The intended propaganda narrative is becoming quite clear. CBDCs are being linked to freedom from the US dollar and – more specifically – Donald Trump.
Indeed, this April article from Reuters essentially credits Donald Trump’s ban with rejuvenating the global CBDC movement:
Central bank digital currencies have often been deemed a solution in search of a problem. But U.S. President Donald Trump appears to have provided a rationale for CBDCs, even as he has banned the development of a digital dollar.
Conclusion
So, what is the current state of CBDCs?
A brief analysis would suggest that it serves almost as a microcosm of the Great Reset in general, in which grand plans for worldwide changes stalled at the halfway mark because the people pushing the scheme underestimated the speed of public understanding and power of public reluctance.
Now, we are witnessing the early stages of a re-launch as a faux partisan issue.
In this instance, the specific context is Donald Trump’s “trade war”, which will see CBDCs rebranded as a sensible non-Trumpian option and a way of rejecting US dollar dominance (or maybe even circumventing tariffs, look out for that in the future).
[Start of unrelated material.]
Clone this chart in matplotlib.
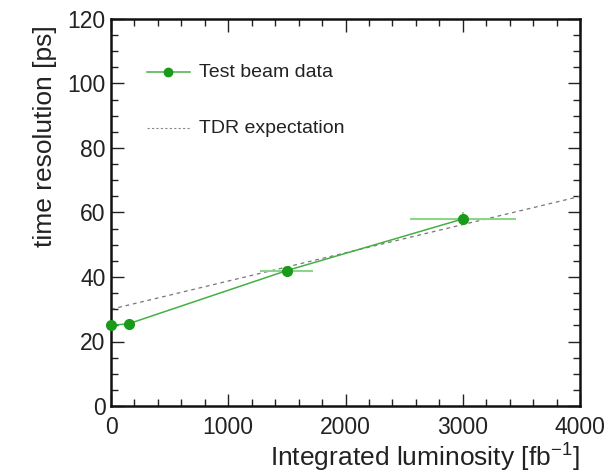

Who knows, maybe we’ll even look back at the “damage” caused by “Trump’s trade war”, and be told that digital currencies would prevent a future where the world’s economy is “held hostage by one narcissist” or something along those lines.
That will cleanly sweep the “left” into the pro-CBDC camp.
Meanwhile, to mop up the stragglers on the populist “right”, Donald Trump’s America (and maybe a few others for appearances’ sake) will have their alternative non-central bank digital currencies instead.
Creating what this FinTech article calls a “bifurcated” financial system. Or the appearance of one at least.
There are already academic papers talking up the benefits of stablecoins and CBDCs “co-existing”, and it’s not hard to see that translating into a financial two-party system – the illusion of choice and difference. Two bodies sharing a head.
But the branding will allow each “side” to point out the superficial differences between the systems and contrast their good social control with the other “side’s” bad social control, and engender tribalism along predictable old-fashioned lines.
They’ll be “interoperable” too, of course, because that’s the whole point. But people will be too invested in the argument to notice or understand what that really means.